Ella ha dedicado una vida, modesta, ordenada, resuelta, a cumplir: ser buena madre, buena profesora, buena persona. Gail Baines, sesenta y un años, vive en Baltimore, y justo cuando su hija se va a casar, su propia vida se tambalea. Le comunican que no será ella quien releve a la directora en el colegio, porque “no tiene dotes sociales”. Y casi al mismo tiempo, aparece su ex marido Max en su casa, con una maleta y un gato, viniendo para el fin de semana de boda de su hija.
Ese fin de semana, el día antes de la boda, el día de la boda, el día después, será para Gail una inmersión en recuerdos que había dejado en silencio, en tensiones que creía resueltas, en expectativas que ya no sabe cómo sostener. Porque mientras prepara la casa, recoge el vestido, acompaña a los actos propios de una madre de la novia, descubre que su hija ha sabido algo inquietante de su futuro esposo. Y de pronto todo el pasado de Gail y Max surge, la separación, el rencor, la ternura olvidada, en medio de vestidos y brindis.
Tyler escribe con su habitual economía: pocos escenarios, pocas sorpresas explosivas, pero muchas observaciones sobre la vida que parece tan tranquila. Gail, implacable consigo misma (“me gustaría que me reconocieran las veces que no dije algo que podría haber dicho”), observa a los que la rodean con ojo crítico, pero quizá, por una vez, se observa a sí misma con más claridad. Max, torpe, desordenado, con un gato impensable, es el espejo de lo que fue y nunca dejó de ser.
La boda se convierte en el terreno donde se cosechan los residuos del pasado. Gail teme que su hija vaya a perderse en un mundo más brillante, más sociable que el suyo. Gail registra detalles: la madre del novio demasiado extrovertida, el novio quizá infiel, el gato que nadie esperaba, la conversación que no se pronuncia. Y al mismo tiempo, Gail revive lo que su matrimonio con Max fue: no solo los días felices, sino la grieta que les separó. Y quizá, sin admitirlo al principio, la posibilidad de que aquello que creían terminado aún pueda tener restos de afecto, de comprensión.

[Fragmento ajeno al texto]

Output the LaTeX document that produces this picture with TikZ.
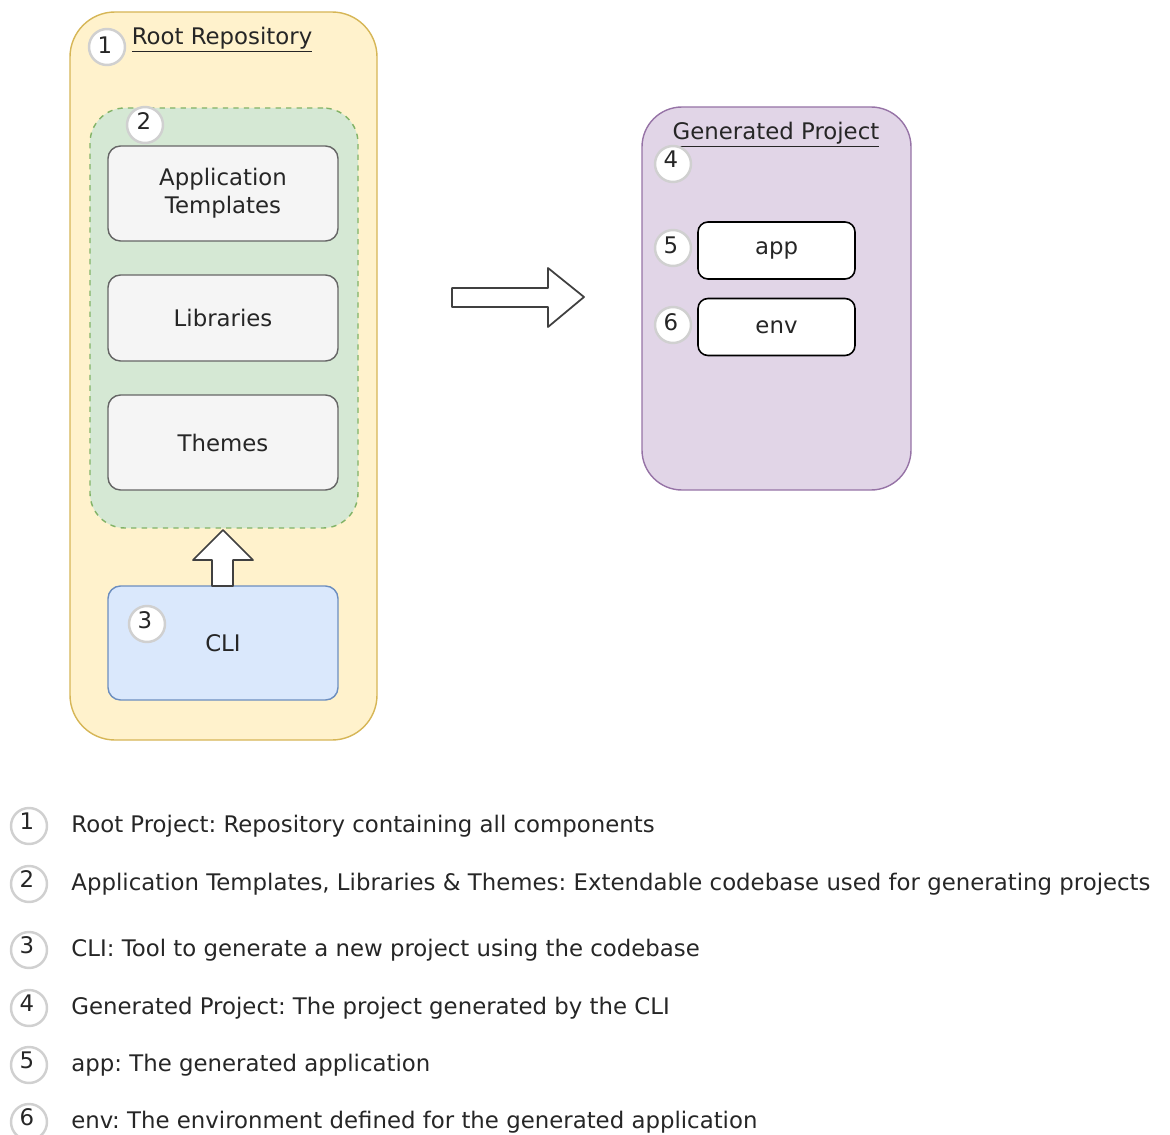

El tono es suave, contenido, pero también incisivo: la cotidianeidad se convierte en escenario de revelaciones sutiles. En tan solo unas decenas de horas, Gail se repliega y se expande: se da cuenta de que su vida ha estado marcada por “hacerlo bien”, por poner límites, por evitar el desorden, pero que quizá también se ha perdido algo al insistir tanto en esos muros. Y Max, con su gato, con su maleta, con su capacidad de convivir con la incertidumbre, le recuerda que la vida, y el matrimonio, y la memoria, no se ajusta siempre a reglas.
Al final, la novela no propone grandes redenciones ni catástrofes: propone pequeñas treguas, nuevas formas de mirar, la posibilidad de aceptar imperfecciones. Gail y Max, en esos tres días, no se reconcilian con un estruendo, sino con un reconocimiento: de lo que fueron, de lo que son, y quizá de lo que podrían aún ser. Y a la hija, a la boda, al gato y al vestido se añade esta revelación silenciosa: que los vínculos familiares pueden llevar cicatrices, pero siguen siendo parte de nosotros.